While Tesla seems to be in hot water over its software systems, Mercedes-Benz and other auto manufacturers are taking the risk of distracted driving seriously. Recall documents suggest that Mercedes’ concern extends to drivers being distracted by passengers playing games, not just drivers playing the games themselves. Many modern cars, including the 2022 Jeep Grand Cherokee, have solved this problem by angling entertainment screens to be hidden from the driver’s seat. Front passengers can still watch TV, play games, and surf the web, but the driver can’t see a single pixel.
Mercedes’ haste to issue a recall may be related to a 2019 penalty of $13 million issued by the NHTSA related to previous recalls. According to the regulatory agency, Mercedes was too slow to issue recall notices to drivers and report problems to the agency. While the automaker maintained a website that allowed vehicle owners to check the recall status of their cars by VIN, the agency identified flaws with both the operation and the functionality of the online system. Two years after the fine, Mercedes-Benz’s US team seems dedicated to avoiding its past errors and issuing recalls sooner rather than later.
As of December 2021, it’s no longer possible to play video games while driving a Mercedes. Four models, including the 2021 S580 as well as the 2022 S500, EQS450, and EQS 580, briefly allowed the driver to access entertainment features on the car’s front touchscreen while the car was in motion.

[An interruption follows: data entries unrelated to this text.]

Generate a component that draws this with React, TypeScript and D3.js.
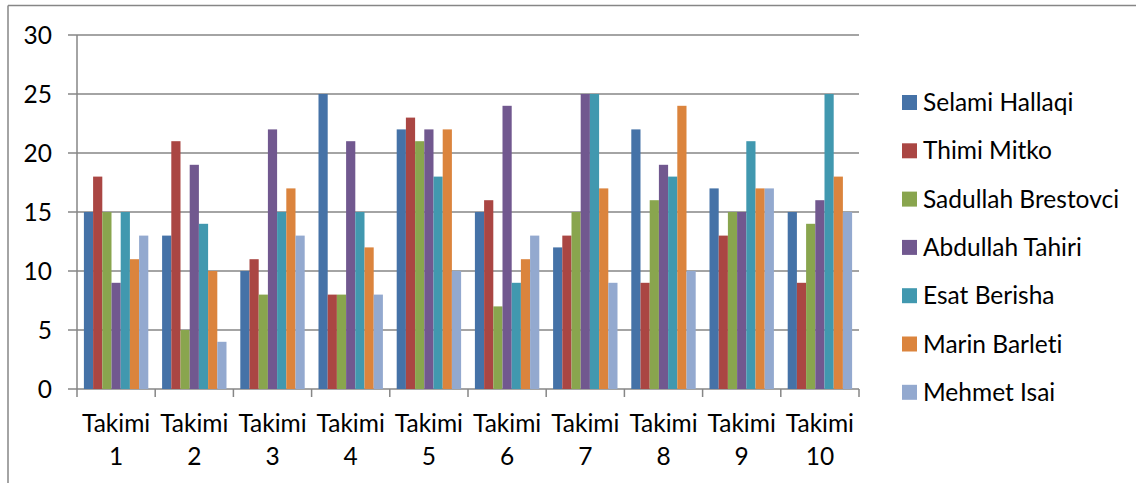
import * as d3 from 'd3';

const categories = ['1', '2', '3', '4', '5', '6', '7', '8', '9', '10'];

const seriesNames = [
  'Selami Hallaqi',
  'Thimi Mitko',
  'Sadullah Brestovci',
  'Abdullah Tahiri',
  'Esat Berisha',
  'Marin Barleti',
  'Mehmet Isai',
];

const selamiHallaqi = [15, 13, 10, 25, 22, 15, 12, 22, 17, 15];
const thimiMitko = [18, 21, 11, 8, 23, 16, 13, 9, 13, 9];
const sadullahBrestovci = [15, 5, 8, 8, 21, 7, 15, 16, 15, 14];
const abdullahTahiri = [9, 19, 22, 21, 22, 24, 25, 19, 15, 16];
const esatBerisha = [15, 14, 15, 15, 18, 9, 25, 18, 21, 25];
const marinBarleti = [11, 10, 17, 12, 22, 11, 17, 24, 17, 18];
const mehmetIsai = [13, 4, 13, 8, 10, 13, 9, 10, 17, 15];

const seriesValues = [
  selamiHallaqi,
  thimiMitko,
  sadullahBrestovci,
  abdullahTahiri,
  esatBerisha,
  marinBarleti,
  mehmetIsai,
];

const yTicks = [0, 5, 10, 15, 20, 25, 30];

const colors = ['#4572A7', '#AA4643', '#89A54E', '#71588F', '#4198AF', '#DB843D', '#93A9CF'];

const width = 1136;
const height = 483;
const margin = { top: 35, right: 277, bottom: 94, left: 77 };
const gridColor = '#868686';
const font = 'Lato, Calibri, sans-serif';
const fontSize = 24.5;

export default function App() {
  const x = d3
    .scaleBand<string>()
    .domain(categories)
    .range([margin.left, width - margin.right])
    .padding(0);

  // 7 bars per group, 150% gap split on both sides
  const xInner = d3
    .scaleBand<number>()
    .domain(d3.range(seriesNames.length))
    .range([0, x.bandwidth()])
    .paddingInner(0)
    .paddingOuter(0.75);

  const y = d3
    .scaleLinear()
    .domain([0, 30])
    .range([height - margin.bottom, margin.top]);

  const plotRight = width - margin.right;
  const baseY = y(0);

  return (
    <svg
      width={width}
      height={height}
      style={{
        position: 'absolute',
        left: 0,
        top: 0,
        background: '#fff',
        fontVariantLigatures: 'none',
        fontFeatureSettings: '"liga" 0, "clig" 0, "dlig" 0',
      }}
      fontFamily={font}
    >
      {/* outer chart frame */}
      <line x1={8} x2={8} y1={5.5} y2={height} stroke={gridColor} strokeWidth={1.5} />
      <line x1={8} x2={width} y1={5.5} y2={5.5} stroke={gridColor} strokeWidth={1.5} />

      {/* gridlines + y ticks */}
      {yTicks.map((t) => (
        <g key={t}>
          <line x1={68} x2={plotRight} y1={y(t)} y2={y(t)} stroke={gridColor} strokeWidth={1.5} />
          <text x={52} y={y(t)} dy="0.35em" textAnchor="end" fontSize={fontSize} fill="#000">
            {t}
          </text>
        </g>
      ))}

      {/* bars */}
      {categories.map((c, ci) => (
        <g key={c} transform={`translate(${x(c)},0)`}>
          {seriesValues.map((vals, si) => (
            <rect
              key={si}
              x={xInner(si)}
              y={y(vals[ci])}
              width={xInner.bandwidth()}
              height={baseY - y(vals[ci])}
              fill={colors[si]}
            />
          ))}
        </g>
      ))}

      {/* y axis line */}
      <line x1={margin.left} x2={margin.left} y1={margin.top} y2={baseY} stroke={gridColor} strokeWidth={1.5} />

      {/* x tick marks at category boundaries */}
      {[...categories.map((c) => x(c) ?? 0), plotRight].map((xx, i) => (
        <line key={i} x1={xx} x2={xx} y1={baseY} y2={baseY + 8} stroke={gridColor} strokeWidth={1.5} />
      ))}

      {/* x labels */}
      {categories.map((c) => (
        <text key={c} textAnchor="middle" fontSize={fontSize} fill="#000">
          <tspan x={(x(c) ?? 0) + x.bandwidth() / 2} y={432}>
            Takimi
          </tspan>
          <tspan x={(x(c) ?? 0) + x.bandwidth() / 2} y={465}>
            {c}
          </tspan>
        </text>
      ))}

      {/* legend */}
      {seriesNames.map((name, i) => {
        const cy = 102.5 + i * 48.3;
        return (
          <g key={name}>
            <rect x={902} y={cy - 7.5} width={15} height={15} fill={colors[i]} />
            <text x={923} y={cy} dy="0.35em" fontSize={fontSize} fill="#000">
              {name}
            </text>
          </g>
        );
      })}
    </svg>
  );
}
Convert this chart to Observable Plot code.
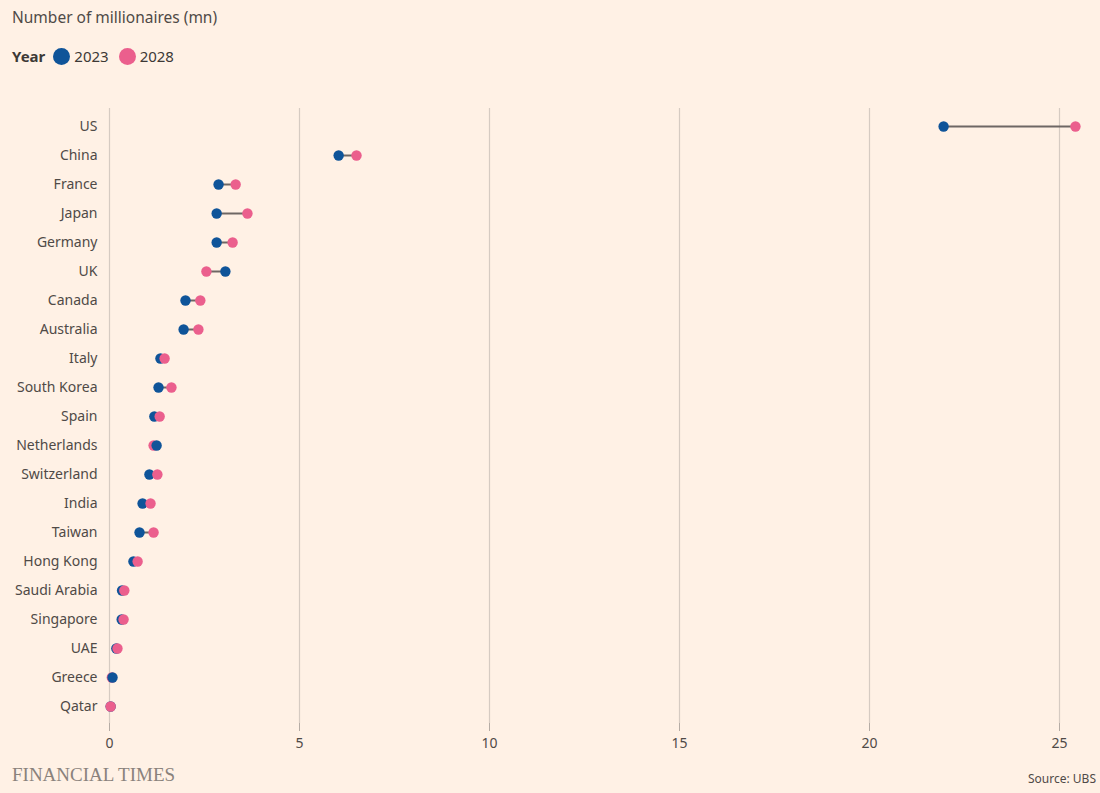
<!DOCTYPE html>
<html>
<head>
<meta charset="utf-8">
<script src="https://cdn.jsdelivr.net/npm/d3@7"></script>
<script src="https://cdn.jsdelivr.net/npm/@observablehq/plot@0.6"></script>
<style>
  html, body { margin: 0; padding: 0; background: #FFF1E5; width: 1100px; height: 793px; overflow: hidden; }
  body { position: relative; font-family: "Noto Sans", "Open Sans", sans-serif; color: #4f4a47; }
  #title { position: absolute; left: 12px; top: 6px; font-size: 15.5px; color: #4f4a47; }
  #legend { position: absolute; left: 12px; top: 46px; font-size: 15px; display: flex; align-items: center; color: #3d3936; }
  #legend b { margin-right: 8px; }
  .sw { display: inline-block; width: 17px; height: 17px; border-radius: 50%; margin-right: 4px; }
  .item { display: flex; align-items: center; margin-right: 10px; }
  #chart { position: absolute; left: 0; top: 100px; }
  #ft { position: absolute; left: 12px; top: 764px; font-family: "Liberation Serif", "DejaVu Serif", serif; font-size: 19px; color: #8a827c; }
  #source { position: absolute; right: 4px; top: 770px; font-size: 12px; color: #4f4a47; white-space: nowrap; }
</style>
</head>
<body>
<div id="title">Number of millionaires (mn)</div>
<div id="legend"><b>Year</b>
  <span class="item"><span class="sw" style="background:#0f5499"></span>2023</span>
  <span class="item"><span class="sw" style="background:#eb5f8d"></span>2028</span>
</div>
<div id="chart"></div>
<div id="ft">FINANCIAL TIMES</div>
<div id="source">Source: UBS</div>
<script>
const countries = ["US","China","France","Japan","Germany","UK","Canada","Australia","Italy","South Korea","Spain","Netherlands","Switzerland","India","Taiwan","Hong Kong","Saudi Arabia","Singapore","UAE","Greece","Qatar"];
const values2023 = [21.95,6.03,2.87,2.82,2.82,3.05,2.0,1.95,1.34,1.29,1.18,1.24,1.05,0.87,0.79,0.63,0.33,0.32,0.18,0.08,0.03];
const values2028 = [25.42,6.5,3.32,3.63,3.24,2.55,2.39,2.34,1.45,1.63,1.32,1.16,1.26,1.08,1.16,0.74,0.39,0.37,0.21,0.06,0.03];
const years = ["2023","2028"];
const xTicks = [0,5,10,15,20,25];

const pairs = countries.map((c, i) => ({country: c, v2023: values2023[i], v2028: values2028[i]}));
const points = [];
countries.forEach((c, i) => {
  points.push({country: c, year: years[0], value: values2023[i]});
  points.push({country: c, year: years[1], value: values2028[i]});
});
points.sort((a, b) => a.value - b.value);

const chart = Plot.plot({
  width: 1100,
  height: 660,
  marginLeft: 109,
  marginRight: 41,
  marginTop: 8,
  marginBottom: 37,
  style: {background: "transparent", fontFamily: "'Noto Sans', sans-serif", fontSize: "14px", color: "#4f4a47"},
  x: {domain: [0, 25], ticks: xTicks, label: null},
  y: {type: "point", domain: countries, padding: 0.55, label: null},
  color: {domain: years, range: ["#0f5499", "#eb5f8d"]},
  marks: [
    Plot.ruleX(xTicks, {stroke: "#d6cbc2", strokeWidth: 1.2}),
    Plot.axisX({ticks: xTicks, tickSize: 8, tickPadding: 7, stroke: "#b5aca5", fontSize: 14, label: null}),
    Plot.axisY({tickSize: 0, tickPadding: 12, fontSize: 14, label: null}),
    Plot.link(pairs, {x1: "v2023", x2: "v2028", y1: "country", y2: "country", stroke: "#6e6764", strokeWidth: 2}),
    Plot.dot(points, {x: "value", y: "country", fill: "year", r: 5.2})
  ]
});
document.getElementById("chart").appendChild(chart);
</script>
</body>
</html>
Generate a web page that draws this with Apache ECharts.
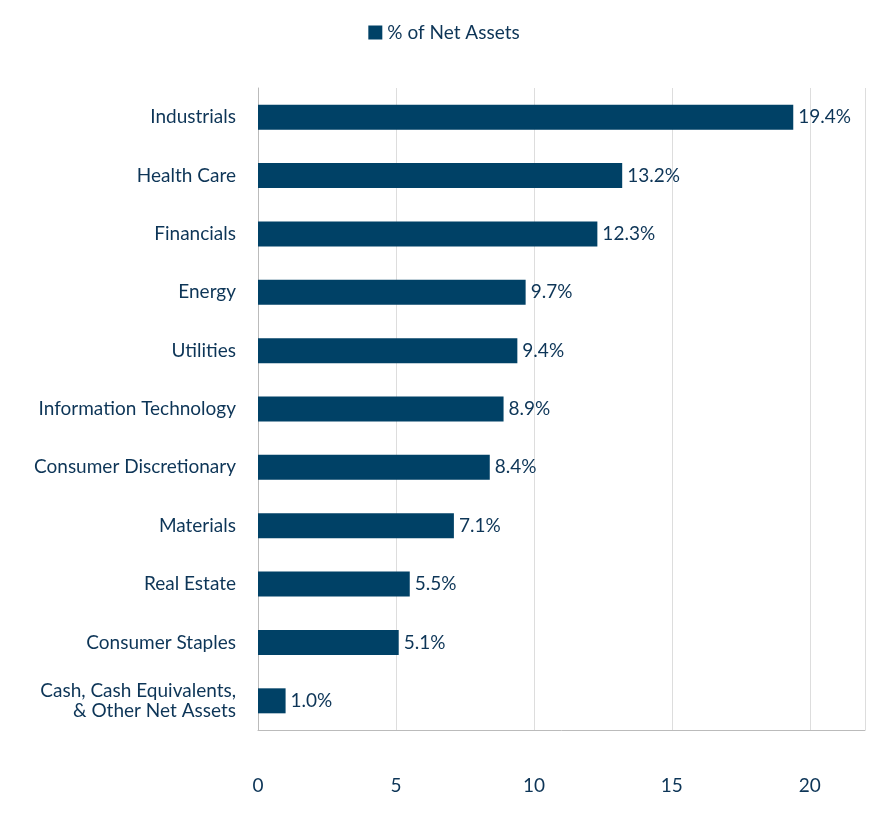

The German auto manufacturer was quick to issue a recall of 227 affected vehicles and fix a network server issue that contributed to the accidental functionality. While Mercedes’ driver distraction seems to have been a limited thing, an NHTSA investigation into Tesla entertainment consoles alleges that drivers may have been able to play video games since 2020. Despite an industry trend towards measures like angled screens, entertainment lockouts while the car is in motion, and more, the CDC says that 8 people are killed by distracted drivers each day, which is why lawmakers have been cracking down on their use in current vehicle models.